Prior to the Tokugawa Shogunate, security forces employed the use of mitsu-dogu, to restrain a skilled criminal Samurai. These were three distinct long shafted pole-arms that proved highly effective to restrain the most hardened member of the warrior class turned criminal. These weapons included Sasumata, Tsukubo and the Sodegarami.

Draeger points out in Classical Bujutsu, “The general decline of the Tokugawa bushi’s martial skill may be clearly seen in the modifications of the mitsu-dogu, the three classical weapons used in concert for restraining swordsmen….In the Tokugawa period, these weapons became mere ornamental objects, few bushi knowing how to use them in combat.” Draeger goes on to state that these weapons were replaced by the jutte, bo and manriki-kusari, weapons that for the exception of the bo, required very close quarter engagement against a swordsman.

​This he claims was not a testimony to the skill of the those using these weapons, but rather it is indicative of the lack of skill in the swordsman being apprehended. “The new restraining weapons… would not have proved effective against classical swordsman.”

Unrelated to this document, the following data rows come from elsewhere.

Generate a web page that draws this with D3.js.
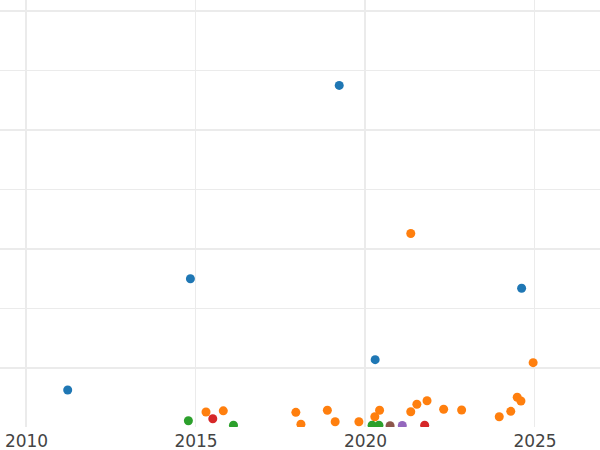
<!DOCTYPE html>
<html>
<head>
<meta charset="utf-8">
<script src="https://cdn.jsdelivr.net/npm/d3@7"></script>
<style>
  html, body { margin: 0; padding: 0; background: #fff; }
  svg { display: block; }
</style>
</head>
<body>
<svg id="chart" width="600" height="450"></svg>
<script>
// ---- data (decimal year, value) ----
const seriesNames = ["A", "B", "C", "D", "E", "F"];
const seriesColors = ["#1f77b4", "#ff7f0e", "#2ca02c", "#d62728", "#9467bd", "#8c564b"];

const blueYears  = [2011.23, 2014.85, 2019.24, 2020.30, 2024.62];
const blueValues = [6.3, 25.0, 57.5, 11.4, 23.4];

const orangeYears  = [2015.31, 2015.82, 2017.96, 2018.11, 2018.89, 2019.12, 2019.82, 2020.29, 2020.43,
                      2021.35, 2021.35, 2021.53, 2021.83, 2022.32, 2022.85, 2023.96, 2024.30, 2024.49,
                      2024.60, 2024.96];
const orangeValues = [2.6, 2.8, 2.55, 0.54, 2.9, 0.97, 0.97, 1.8, 2.9,
                      32.6, 2.64, 3.9, 4.5, 3.06, 2.94, 1.8, 2.72, 5.08,
                      4.45, 10.9];

const greenYears  = [2014.79, 2016.12, 2020.21, 2020.41];
const greenValues = [1.14, 0.37, 0.37, 0.37];

const redYears  = [2015.51, 2021.76];
const redValues = [1.48, 0.37];

const purpleYears  = [2021.10];
const purpleValues = [0.34];

const brownYears  = [2020.74];
const brownValues = [0.3];

const xTickValues = [2010, 2015, 2020, 2025];
const xTickLabels = ["2010", "2015", "2020", "2025"];
const yGridValues = [10, 20, 30, 40, 50, 60, 70];

// ---- build series ----
const allYears = [blueYears, orangeYears, greenYears, redYears, purpleYears, brownYears];
const allValues = [blueValues, orangeValues, greenValues, redValues, purpleValues, brownValues];
const series = seriesNames.map((name, i) => ({
  name, color: seriesColors[i],
  points: allYears[i].map((yr, j) => ({ x: yr, y: allValues[i][j] }))
}));

// ---- layout ----
const W = 600, H = 450;
const plotBottom = 427;
const svg = d3.select("#chart");

// x: 2010 -> 26, 2025 -> 534.5
const x = d3.scaleLinear().domain([2010, 2025]).range([26, 534.5]);
// y: 0 -> 427.5, 70 -> 11
const y = d3.scaleLinear().domain([0, 70]).range([427.5, 11]);

svg.append("defs").append("clipPath").attr("id", "plotclip")
  .append("rect").attr("x", 0).attr("y", 0).attr("width", W).attr("height", plotBottom);

const grid = svg.append("g").attr("clip-path", "url(#plotclip)");

// horizontal grid
grid.selectAll("line.hgrid").data(yGridValues).join("line")
  .attr("class", "hgrid")
  .attr("x1", 0).attr("x2", W)
  .attr("y1", d => y(d)).attr("y2", d => y(d))
  .attr("stroke", "#ebebeb")
  .attr("stroke-width", d => (d / 10) % 2 === 1 ? 2 : 1);

// vertical grid
grid.selectAll("line.vgrid").data(xTickValues).join("line")
  .attr("class", "vgrid")
  .attr("y1", 0).attr("y2", plotBottom)
  .attr("x1", d => x(d)).attr("x2", d => x(d))
  .attr("stroke", "#ebebeb")
  .attr("stroke-width", d => d % 10 === 0 ? 2 : 1);

// points
const pts = svg.append("g").attr("clip-path", "url(#plotclip)");
series.forEach(s => {
  pts.append("g").selectAll("circle").data(s.points).join("circle")
    .attr("cx", d => x(d.x))
    .attr("cy", d => y(d.y))
    .attr("r", 4.5)
    .attr("fill", s.color);
});

// x axis labels
const xAxis = d3.axisBottom(x)
  .tickValues(xTickValues)
  .tickFormat((d, i) => xTickLabels[i])
  .tickSize(0)
  .tickPadding(0);

const ax = svg.append("g").attr("transform", `translate(0, ${plotBottom})`).call(xAxis);
ax.select(".domain").remove();
ax.selectAll("text")
  .attr("dy", null)
  .attr("y", 20)
  .attr("fill", "#444")
  .style("font-family", "'DejaVu Sans', Verdana, sans-serif")
  .style("font-size", "17px");
</script>
</body>
</html>
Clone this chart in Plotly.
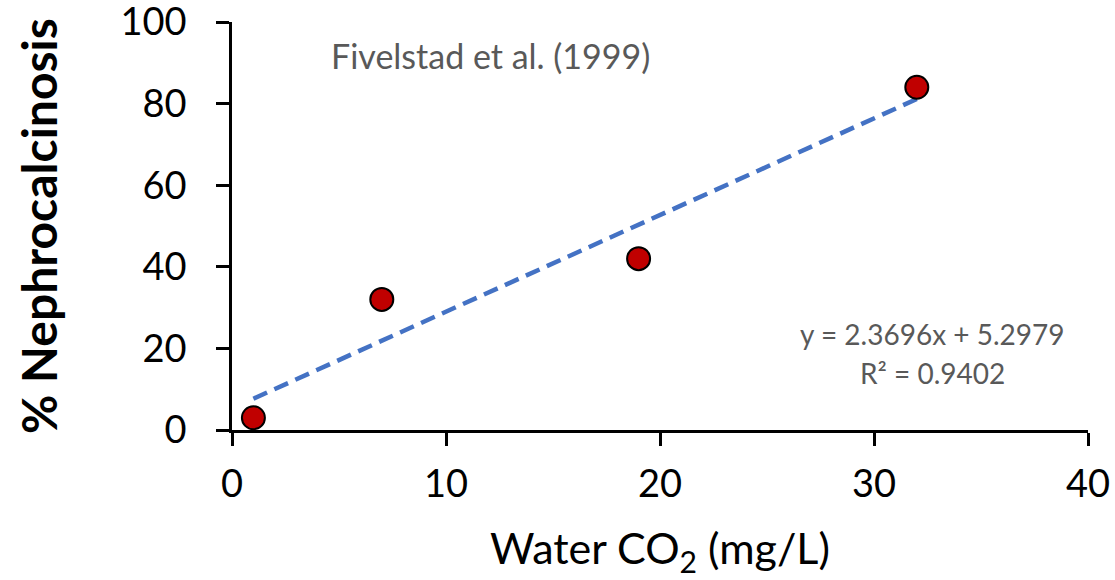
import plotly.graph_objects as go

# Data
co2 = [1, 7, 19, 32]
nephro = [3, 32, 42, 84]
slope = 2.3696
intercept = 5.2979
r2 = 0.9402
x_ticks = [0, 10, 20, 30, 40]
y_ticks = [0, 20, 40, 60, 80, 100]

FONT = "Lato"
GRAY = "#595959"

trend_x = [min(co2), max(co2)]
trend_y = [slope * v + intercept for v in trend_x]

fig = go.Figure()
fig.add_trace(go.Scatter(
    x=trend_x, y=trend_y, mode="lines",
    line=dict(color="#4472C4", width=4.5, dash="15px,8px"),
    showlegend=False, hoverinfo="skip",
))
fig.add_trace(go.Scatter(
    x=co2, y=nephro, mode="markers",
    marker=dict(size=23, color="#C00000", line=dict(color="black", width=2)),
    showlegend=False, cliponaxis=False,
))

L, R, T, B = 232, 27, 22, 150
fig.update_layout(
    width=1115, height=580,
    margin=dict(l=L, r=R, t=T, b=B),
    paper_bgcolor="white", plot_bgcolor="white",
    font=dict(family=FONT, color="black"),
    xaxis=dict(
        range=[0, 40], tickvals=x_ticks, showgrid=False, zeroline=False,
        showline=True, linecolor="black", linewidth=2.5,
        ticks="outside", ticklen=13, tickwidth=2.5, tickcolor="black",
        tickfont=dict(family=FONT, size=38, color="black"),
        ticklabelstandoff=6, ticklabeloverflow="allow",
        title=dict(text="Water CO<sub>2</sub> (mg/L)", font=dict(family=FONT, size=43, color="black"), standoff=30),
        automargin=False,
    ),
    yaxis=dict(
        range=[0, 100], tickvals=y_ticks, showgrid=False, zeroline=False,
        showline=True, linecolor="black", linewidth=2.5,
        ticks="outside", ticklen=13, tickwidth=2.5, tickcolor="black",
        tickfont=dict(family=FONT, size=38, color="black"),
        ticklabelstandoff=22, ticklabeloverflow="allow",
        title=dict(text="<b>% Nephrocalcinosis</b>", font=dict(family=FONT, size=48, color="black"), standoff=48),
        automargin=False,
    ),
)

pw = 1115 - L - R
ph = 580 - T - B


def ann(text, px, py, size):
    return dict(text=text, xref="paper", yref="paper",
                x=(px - L) / pw, y=1 - (py - T) / ph,
                xanchor="center", yanchor="middle", showarrow=False,
                font=dict(family=FONT, size=size, color=GRAY))


fig.update_layout(annotations=[
    ann("Fivelstad et al. (1999)", 490, 55, 34),
    ann(f"y = {slope}x + {intercept}", 932, 334, 28),
    ann(f"R² = {r2}", 932, 373, 28),
])

fig.write_html("out.html", config={"displayModeBar": False},
               post_script="document.body.style.margin='0';document.body.style.overflow='hidden';")
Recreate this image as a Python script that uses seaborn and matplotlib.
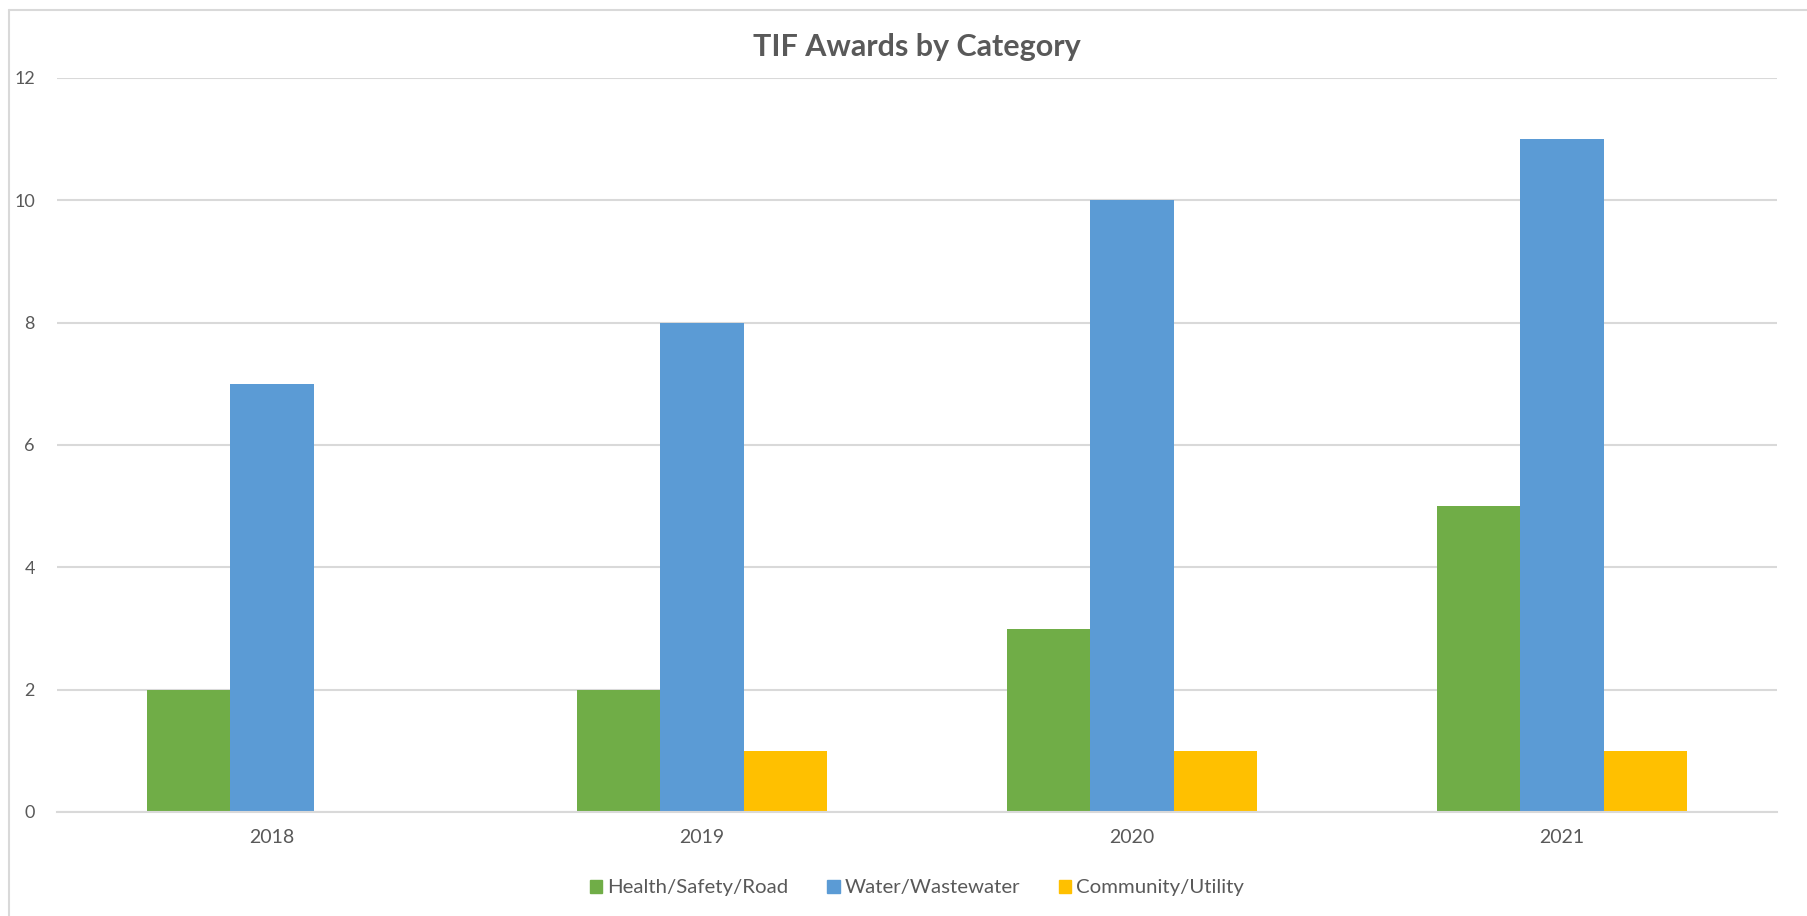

Regarding the historical use of the Kusarifundo, mid Edo period is a time of importance. Many Samurai of the Tokugawa bakufu became criminal, and being allowed only by status to carry and wield a sword, it was necessary for police to be able to overcome them with precision and without the use of a blade. While many Samurai became police, the use of a sword was not allowed to anyone of non-Samurai class. Therefore, such weapons as the Jutte and Kusarifundo were trained, alongside the use of less effective polearms as the mitsu-dogu due to the nature the less effective opponent of the Tokugawa bakufu.



In 1600, Japan closed an era of constant civil war that had raged for centuries. As the Tokugawa Shogunate unified an extremely splintered county, the warring class lost their reason to exist. During early Edo (the new capital of Japan), the Samurai class were battle hardened, freshly coming out of the Warring States Period.

​These true warriors would certainly be an extreme challenge for non-samurai security forces, should they decide to conduct themselves in a criminal manner. As time and generations passed, the war weathered Samurai were no longer. Between 1600 and 1638 only, the pre-Tokugawa warrior class had suffered the loss of hundreds of thousands of Samurai at the sieges of Sekigahara, Osaka Castle and the Shimabara Rebellion. Samurai now existed as a mark of status.